Sometimes I'd wait in the car while you went in somewhere, and I'd always watch for you to come back. You'd come out the door and immediately look at me, and you'd have the most wonderful look on your face. You looked like you were overjoyed to see me there waiting for you. It amazed and delighted me that seeing me could bring that wonderful look to your face, that it was me that you loved so much. And you said it meant so much to you that I looked at you the way I did. It made me so happy that it was me you were walking toward looking like that. We've both been known to trip over curbs because we were too busy looking at each other to watch where we were walking. And that was when we were in our fifties.

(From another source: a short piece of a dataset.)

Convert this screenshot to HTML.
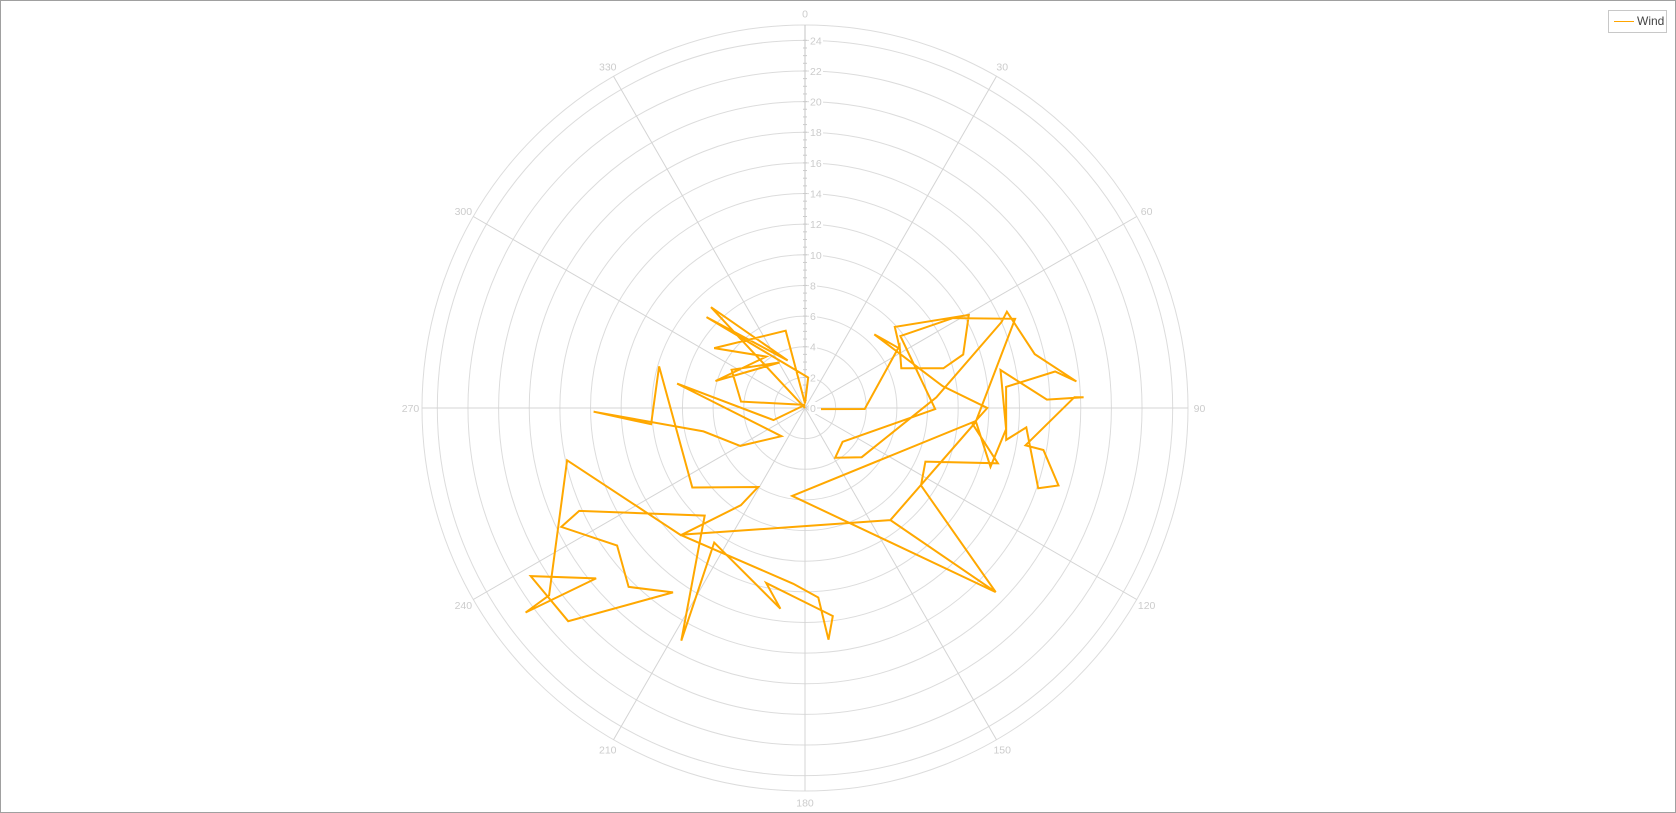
<!DOCTYPE html>
<html><head><meta charset="utf-8"><style>
html,body{margin:0;padding:0;background:#fff;}
#wrap{position:relative;width:1676px;height:813px;overflow:hidden;}
#frame{position:absolute;left:0;top:0;width:1674px;height:811px;border:1px solid #a0a0a0;}
#legend{position:absolute;left:1608px;top:10px;width:57px;height:21px;border:1px solid #c8c8c8;background:#fff;font-family:"Liberation Sans",sans-serif;font-size:12px;color:#444;}
#legend .sw{position:absolute;left:5px;top:10px;width:20px;height:1px;background:#FFA500;}
#legend .tx{position:absolute;left:28px;top:3px;}
</style></head><body>
<div id="wrap">
<div id="frame"></div>
<svg id="chart" width="1676" height="813" style="position:absolute;left:0;top:0"></svg>
<div id="legend"><div class="sw"></div><div class="tx">Wind</div></div>
</div>
<script>
const directions = [0,317,340,312.7,6,0,346,303.4,323,286.8,330.8,297.5,275.7,0,249,280.8,220,239.7,257,269,264,285.9,234.8,210.7,213.4,224.3,257.6,233.8,233.8,230.8,238.5,228,215.6,224.6,233.8,244,245.5,223,208,214,187,192.5,172.4,174.2,176,183.8,224.5,142.7,134,188.3,94.3,67,58.7,53,90.5,132,148.7,131,85.4,66.4,64.5,76.8,84.4,81.7,84,99,95,109,107,100,99.6,87.7,87.8,88,79,96,107.6,94.6,142.7,134,123.7,114,106,95.5,90,81,43.3,58,47.9,60.4,71.3,74,67.6,56.6,91,94];
const speeds = [0,9.0,3.3,8.75,2.0,0.3,5.2,7.1,4.2,6.1,3.4,5.4,4.2,0.2,2.2,8.5,2.4,4.9,6.8,13.8,10.1,9.9,9.0,6.0,7.6,11.6,15.9,20.7,22.6,17.6,21.0,20.8,14.8,16.4,15.2,17.7,16.2,9.6,17.2,10.6,13.2,11.7,13.7,15.2,12.4,11.5,11.6,9.2,17.3,5.8,11.2,14.9,11.3,7.8,8.5,3.3,3.8,4.9,8.6,14.0,14.6,15.4,17.8,16.5,13.2,13.3,14.5,16.1,17.3,15.8,14.6,17.6,18.2,15.8,13.0,13.2,12.7,11.2,9.2,17.3,9.1,8.6,13.1,11.0,11.9,9.1,6.6,7.3,7.9,12.3,10.9,9.4,6.8,7.4,3.9,1.05];
const radialTicks = [0,2,4,6,8,10,12,14,16,18,20,22,24];
const angleTicks = [0,30,60,90,120,150,180,210,240,270,300,330];
const rMax = 25;

const svg = document.getElementById('chart');
const NS = 'http://www.w3.org/2000/svg';
const cx = 805, cy = 408, R = 383;
function rScale(v){ return v / rMax * R; }
function px(a, v){ const t = a*Math.PI/180; return [cx + rScale(v)*Math.sin(t), cy - rScale(v)*Math.cos(t)]; }
function mk(tag, attrs){ const e = document.createElementNS(NS, tag); for (const k in attrs) e.setAttribute(k, attrs[k]); svg.appendChild(e); return e; }

const oc = mk('circle', {cx:cx, cy:cy, r:R, fill:'none', stroke:'#dcdcdc', 'stroke-width':1});


radialTicks.forEach(v => {
  if (v === 0) return;
  const c = mk('circle', {cx:cx, cy:cy, r:rScale(v), fill:'none', stroke:'#dcdcdc', 'stroke-width':1});
  
  
});
angleTicks.forEach(a => {
  const p = px(a, rMax);
  const l = mk('line', {x1:cx, y1:cy, x2:p[0], y2:p[1], stroke: a===0 ? '#c4c4c4' : '#d4d4d4', 'stroke-width':1});
  
  
  const q = px(a, rMax + 0.75);
  const t = mk('text', {x:q[0], y:q[1]+4, 'text-anchor':'middle', 'font-family':'Liberation Sans, sans-serif', 'font-size':10.5, fill:'#cccccc'});
  t.textContent = a;
  
  
});
for (let v = 0; v <= 24; v += 0.5) {
  const y = cy - rScale(v);
  const tk = mk('line', {x1:cx-2, y1:y, x2:cx+2, y2:y, stroke:'#cccccc', 'stroke-width':1});
  
  
}
radialTicks.forEach(v => {
  const y = cy - rScale(v);
  const bg = mk('rect', {x:cx+4, y:y-6, width: v>=10?14:8, height:12, fill:'#fff'});
  
  
  const t = mk('text', {x:cx+5, y:y+4, 'font-family':'Liberation Sans, sans-serif', 'font-size':10.5, fill:'#cccccc'});
  t.textContent = v;
  
  
});
const pts = directions.map((a,i) => px(a, speeds[i]).map(n => n.toFixed(1)).join(',')).join(' ');
const line = mk('polyline', {points:pts, fill:'none', stroke:'#FFA800', 'stroke-width':2, 'stroke-linejoin':'miter'});


</script>
</body></html>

Maybe the nurses at Methodist were onto something when they talked about how much we loved each other. I'd always assumed that all married people felt the same way we did. The evidence, however, suggests otherwise. Not everybody is like those couples on Investigation Discovery that kill each other. But not everybody loves each other like we do, either. Of course, I married The World's Only Perfect Man, and that helps. And with your health history, we never had the luxury of taking each other for granted. But it's more than that. We love each other very much. We had something special. And I'm thankful for the years I had with you.
That verb tense is wrong - I still have you, just not here with me. And maybe you still look at me the same way. I can't wait to see you. Will you look at me that way again? I can't wait to see your face.